Results with the XOR2 gate in our custom block are presented in Table III . In this experiment, the XOR2 has been placed as depicted in Fig. 4 . As can be seen in Table III , the addition of a simple gate as custom logic may cause a small noise in the obtained results. For instance, the drw command has stopped finding the exact solution for the circuit with 3 I/O and 28 AIG nodes. Still, this experiment could be extended for exact multi-level functions. For instance, a non-dsd readpolarity-once (RPO) function may be suitable to cause noise on the dsd command. 
B. ILB Synthesis in a commercial tool
The same set of circuits used in the open-source tools were also synthesized by a commercial tool. It is interesting noting that, for all the study cases, the generic synthesis was not able to find the exact solution, as shown in the column "Generic Synthesis" from Table IV. In general, it is expected that the generic synthesis presents potential to find out the exact solution, since the minimum solution can be achieved by only applying technology independent optimizations in our benchmarks. However, as the commercial tool is a black box, it is quite difficult to understand and predict its behavior.
In this experiment, we have proceeded in the logic synthesis flow by running the technology mapping after the generic synthesis. Technology mappers can be classified as structural and functional mappers. Structural mappers do not change the given logic representation during the mapping, whereas functional mappers can perform Boolean decomposition in order to change the underlying logic representation targeting better results [24] . The experimental results shown that the commercial tool has delivered the exact solution for the most part of the cases after the technology mapping, as presented in the last column from Table IV . Thus, the results suggest that more powerful optimizations are performed in the commercial tool during the technology mapping.

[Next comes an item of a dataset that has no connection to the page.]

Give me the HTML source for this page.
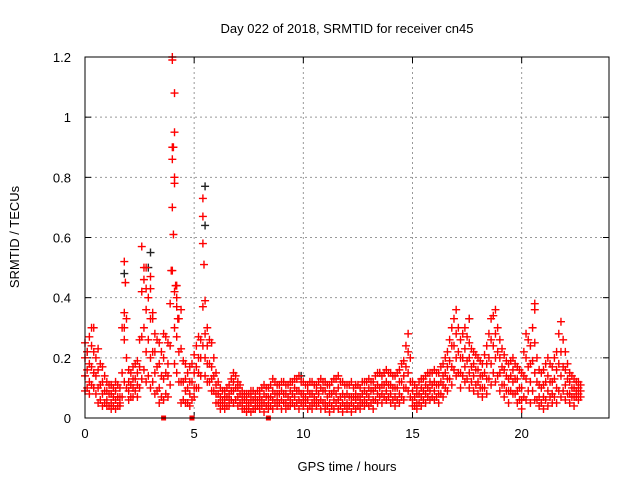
<!DOCTYPE html>
<html><head><meta charset="utf-8"><style>
html,body{margin:0;padding:0;background:#fff}
svg{display:block;font-family:"Liberation Sans",sans-serif}
</style></head><body>
<svg id="chart" width="640" height="480" viewBox="0 0 640 480">
<text x="347" y="33" font-size="13" text-anchor="middle">Day 022 of 2018, SRMTID for receiver cn45</text>
<text x="347" y="471" font-size="13" text-anchor="middle">GPS time / hours</text>
<text transform="translate(19,237) rotate(-90)" font-size="13" text-anchor="middle">SRMTID / TECUs</text>
<g id="grid"></g>
<g id="ticks"></g>
<g id="black"></g>
<g id="red"></g>
<rect x="85" y="57" width="524" height="361" fill="none" stroke="#000" stroke-width="1"/>
</svg>
<script>
const times=[0,0.2,0.4,0.6,0.8,1,1.2,1.4,1.6,1.8,2,2.2,2.4,2.6,2.8,3,3.2,3.4,3.6,3.8,4,4.2,4.4,4.6,4.8,5,5.2,5.4,5.6,5.8,6,6.2,6.4,6.6,6.8,7,7.2,7.4,7.6,7.8,8,8.2,8.4,8.6,8.8,9,9.2,9.4,9.6,9.8,10,10.2,10.4,10.6,10.8,11,11.2,11.4,11.6,11.8,12,12.2,12.4,12.6,12.8,13,13.2,13.4,13.6,13.8,14,14.2,14.4,14.6,14.8,15,15.2,15.4,15.6,15.8,16,16.2,16.4,16.6,16.8,17,17.2,17.4,17.6,17.8,18,18.2,18.4,18.6,18.8,19,19.2,19.4,19.6,19.8,20,20.2,20.4,20.6,20.8,21,21.2,21.4,21.6,21.8,22,22.2,22.4,22.6];
const v1=[.25,.27,.30,.23,.17,.12,.11,.12,.10,.52,.16,.17,.19,.57,.50,.43,.28,.25,.28,.25,1.2,.44,.36,.18,.17,.21,.27,.73,.30,.25,.15,.10,.09,.11,.15,.12,.09,.08,.09,.08,.09,.11,.10,.13,.11,.12,.11,.12,.13,.14,.12,.11,.12,.11,.13,.12,.11,.13,.14,.12,.11,.12,.11,.10,.12,.13,.12,.15,.14,.16,.15,.14,.16,.19,.28,.12,.10,.13,.14,.15,.16,.15,.18,.22,.30,.36,.26,.30,.25,.22,.20,.18,.24,.33,.36,.26,.21,.18,.20,.17,.15,.28,.24,.38,.16,.16,.20,.17,.22,.32,.22,.15,.13,.12];
const v2=[.20,.18,.22,.16,.12,.09,.08,.09,.07,.35,.12,.13,.15,.42,.36,.33,.22,.18,.20,.18,.90,.37,.23,.13,.12,.15,.20,.58,.24,.17,.11,.07,.07,.08,.12,.10,.07,.06,.07,.06,.07,.08,.07,.09,.08,.09,.08,.09,.10,.09,.08,.09,.08,.09,.10,.09,.08,.09,.10,.08,.08,.07,.08,.07,.09,.10,.09,.11,.11,.12,.11,.10,.12,.14,.22,.09,.08,.10,.11,.12,.12,.11,.14,.17,.24,.28,.20,.23,.20,.18,.16,.14,.18,.26,.28,.20,.16,.13,.16,.13,.10,.20,.18,.25,.11,.11,.14,.12,.16,.22,.16,.12,.10,.10];
const v3=[.14,.12,.15,.10,.08,.06,.05,.06,.05,.26,.09,.10,.11,.27,.22,.20,.15,.10,.13,.14,.70,.27,.12,.09,.08,.10,.15,.37,.18,.13,.08,.05,.05,.06,.09,.07,.05,.04,.05,.04,.05,.05,.05,.06,.06,.06,.05,.06,.07,.06,.06,.06,.05,.06,.06,.05,.05,.06,.06,.05,.05,.05,.06,.05,.06,.07,.06,.08,.08,.09,.08,.07,.08,.10,.15,.06,.05,.07,.08,.09,.09,.08,.11,.13,.17,.20,.15,.17,.15,.14,.12,.10,.13,.18,.20,.15,.11,.09,.12,.09,.06,.13,.12,.15,.07,.07,.09,.08,.10,.14,.11,.08,.07,.08];
const v4=[.09,.08,.10,.05,.04,.04,.03,.03,.04,.12,.06,.07,.07,.13,.12,.10,.08,.05,.06,.07,.49,.15,.05,.05,.04,.07,.10,.24,.12,.09,.05,.03,.03,.04,.05,.04,.03,.02,.02,.03,.03,.02,.03,.03,.04,.03,.03,.04,.04,.03,.04,.03,.03,.04,.03,.03,.02,.03,.03,.02,.03,.02,.03,.03,.04,.04,.03,.05,.05,.06,.05,.04,.05,.06,.09,.04,.03,.04,.05,.06,.06,.05,.07,.09,.11,.14,.10,.12,.10,.09,.08,.07,.08,.11,.12,.09,.07,.05,.08,.05,.03,.06,.05,.06,.04,.03,.04,.05,.05,.07,.06,.05,.04,.06];
const times2=[0.1,0.3,0.5,0.7,0.9,1.1,1.3,1.5,1.7,1.9,2.1,2.3,2.5,2.7,2.9,3.1,3.3,3.5,3.7,3.9,4.1,4.3,4.5,4.7,4.9,5.1,5.3,5.5,5.7,5.9,6.1,6.3,6.5,6.7,6.9,7.1,7.3,7.5,7.7,7.9,8.1,8.3,8.5,8.7,8.9,9.1,9.3,9.5,9.7,9.9,10.1,10.3,10.5,10.7,10.9,11.1,11.3,11.5,11.7,11.9,12.1,12.3,12.5,12.7,12.9,13.1,13.3,13.5,13.7,13.9,14.1,14.3,14.5,14.7,14.9,15.1,15.3,15.5,15.7,15.9,16.1,16.3,16.5,16.7,16.9,17.1,17.3,17.5,17.7,17.9,18.1,18.3,18.5,18.7,18.9,19.1,19.3,19.5,19.7,19.9,20.1,20.3,20.5,20.7,20.9,21.1,21.3,21.5,21.7,21.9,22.1,22.3,22.5,22.7];
const w1=[.22,.24,.20,.18,.14,.11,.10,.11,.30,.33,.15,.18,.26,.46,.40,.33,.26,.22,.27,.38,.42,.33,.19,.15,.18,.24,.26,.28,.26,.20,.12,.09,.10,.13,.14,.11,.08,.08,.09,.09,.10,.10,.11,.12,.11,.12,.11,.12,.13,.12,.11,.12,.11,.12,.12,.11,.12,.13,.12,.11,.11,.10,.11,.12,.12,.12,.14,.15,.15,.15,.14,.15,.18,.24,.20,.11,.12,.13,.15,.15,.15,.17,.20,.26,.33,.30,.28,.27,.23,.21,.19,.21,.28,.34,.30,.23,.19,.19,.18,.16,.22,.26,.30,.20,.15,.18,.18,.20,.28,.26,.18,.14,.12,.11];
const w2=[.16,.17,.14,.11,.09,.08,.07,.07,.15,.20,.11,.13,.17,.30,.26,.22,.17,.14,.15,.24,.30,.22,.12,.10,.12,.17,.20,.20,.18,.14,.08,.06,.07,.09,.10,.08,.06,.05,.06,.06,.06,.07,.07,.08,.08,.08,.07,.08,.09,.08,.07,.08,.07,.08,.09,.07,.08,.08,.07,.07,.07,.07,.07,.08,.08,.09,.10,.10,.11,.11,.10,.10,.12,.17,.12,.07,.08,.09,.10,.11,.11,.12,.15,.19,.24,.22,.20,.19,.17,.16,.14,.15,.20,.24,.22,.17,.14,.14,.13,.10,.14,.17,.19,.12,.10,.12,.12,.13,.18,.17,.13,.10,.09,.09];
const w3=[.10,.11,.08,.06,.05,.04,.04,.04,.07,.10,.07,.09,.10,.16,.14,.12,.09,.07,.08,.11,.18,.12,.06,.05,.06,.10,.14,.14,.12,.09,.05,.04,.04,.06,.06,.05,.03,.03,.03,.04,.04,.04,.04,.05,.05,.05,.04,.05,.05,.05,.05,.04,.05,.05,.05,.04,.04,.05,.04,.04,.04,.04,.04,.05,.05,.05,.06,.07,.07,.07,.06,.06,.07,.10,.07,.04,.05,.06,.07,.07,.07,.08,.10,.13,.16,.15,.14,.13,.12,.11,.10,.10,.13,.15,.14,.11,.09,.09,.08,.06,.07,.09,.09,.06,.05,.06,.07,.07,.09,.09,.08,.07,.07,.07];
const spikeT=[4.0,4.1,4.1,4.05,4.0,4.1,4.1,4.05,3.95,4.15,4.2,5.4,5.45,5.5,1.85,2.7,3.0,2.8,1.8,3.1,4.25,17.6,20.6,0.3];
const spikeV=[1.19,1.08,0.95,0.90,0.86,0.80,0.78,0.61,0.49,0.44,0.40,0.67,0.51,0.39,0.45,0.50,0.47,0.43,0.30,0.35,0.33,0.33,0.36,0.30];
const blackT=[3.0,5.5,5.5,1.8,2.9,17.6,0.1,9.9,13.5];
const blackV=[0.55,0.77,0.64,0.48,0.50,0.33,0.22,0.14,0.15];
const zeroT=[3.6,4.9,8.4];
const xTicks=[0,5,10,15,20];
const yTicks=[0,0.2,0.4,0.6,0.8,1,1.2];
const yLabels=["0","0.2","0.4","0.6","0.8","1","1.2"];

const NS="http://www.w3.org/2000/svg";
const X0=85,X1=609,Y0=418,Y1=57;
const xs=t=>X0+t/24*(X1-X0);
const ys=v=>Y0-v/1.2*(Y0-Y1);
function mk(tag,attrs,parent){const e=document.createElementNS(NS,tag);for(const k in attrs)e.setAttribute(k,attrs[k]);parent.appendChild(e);return e;}
const grid=document.getElementById('grid'),ticks=document.getElementById('ticks');
xTicks.forEach(t=>{
  const x=xs(t);
  if(t>0){const g=mk('line',{x1:x,x2:x,y1:Y1,y2:Y0,stroke:'#999','stroke-dasharray':'2,3'},grid);
  
  }
  mk('line',{x1:x,x2:x,y1:Y0,y2:Y0-6,stroke:'#000'},ticks);
  mk('line',{x1:x,x2:x,y1:Y1,y2:Y1+6,stroke:'#000'},ticks);
  const l=mk('text',{x:x,y:Y0+20,'font-size':13,'text-anchor':'middle'},ticks);
  l.textContent=String(t);
  
  
});
yTicks.forEach((v,i)=>{
  const y=ys(v);
  if(v>0&&v<1.2){const g=mk('line',{x1:X0,x2:X1,y1:y,y2:y,stroke:'#999','stroke-dasharray':'2,3'},grid);
  
  }
  mk('line',{x1:X0,x2:X0+6,y1:y,y2:y,stroke:'#000'},ticks);
  mk('line',{x1:X1,x2:X1-6,y1:y,y2:y,stroke:'#000'},ticks);
  const l=mk('text',{x:71,y:y+5,'font-size':13,'text-anchor':'end'},ticks);
  l.textContent=yLabels[i];
  
  
});
function plus(g,t,v,c){
  const x=xs(t),y=ys(v);
  const p=mk('path',{d:`M${x-4} ${y}H${x+4}M${x} ${y-4}V${y+4}`,stroke:c,'stroke-width':1.4,fill:'none'},g);
  
  
}
const black=document.getElementById('black'),red=document.getElementById('red');
blackT.forEach((t,i)=>plus(black,t,blackV[i],'#222'));
[v1,v2,v3,v4].forEach(arr=>times.forEach((t,i)=>plus(red,t,arr[i],'#f00')));
[w1,w2,w3].forEach(arr=>times2.forEach((t,i)=>plus(red,t,arr[i],'#f00')));
spikeT.forEach((t,i)=>plus(red,t,spikeV[i],'#f00'));
zeroT.forEach(t=>{
  const r=mk('rect',{x:xs(t)-2.5,y:Y0-2.5,width:5,height:5,fill:'#f00'},red);
  
  
});
</script>
</body></html>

V. CONCLUSION This work presented a novel method to generate exact multi-level circuits in both the number of AIG nodes and the circuit logic depth. Being able to generate exact benchmarks is fundamental to to evaluate logical synthesis algorithms effectiveness. The proposed method is based on reversible logic and can generate huge circuits in AIG node count. Even though results for circuits computing synthetic random logic has been presented, it is discussed the flexibility of the proposed approach in incorporating any custom function into the building identity logic blocks (ILBs). In that sense, this method can be both, customized in different ways and combined with different benchmarks, in order to evaluate different aspects in synthesis algorithm development. The proposed constructive approach is useful to find out small circuits where the exact solution is not found. This kind of case study is interesting for investigating improvements in current methods. Finally, the work confirms the lack on finding exact solutions in state-of-art open source tools. Furthermore, it was also shown that there is still room for algorithm improvements in commercial tools as well, which stopped finding the exact solution for circuits with more than 50,000 AIG nodes. Finally, all the generated circuits are public available online to serve as benchmark.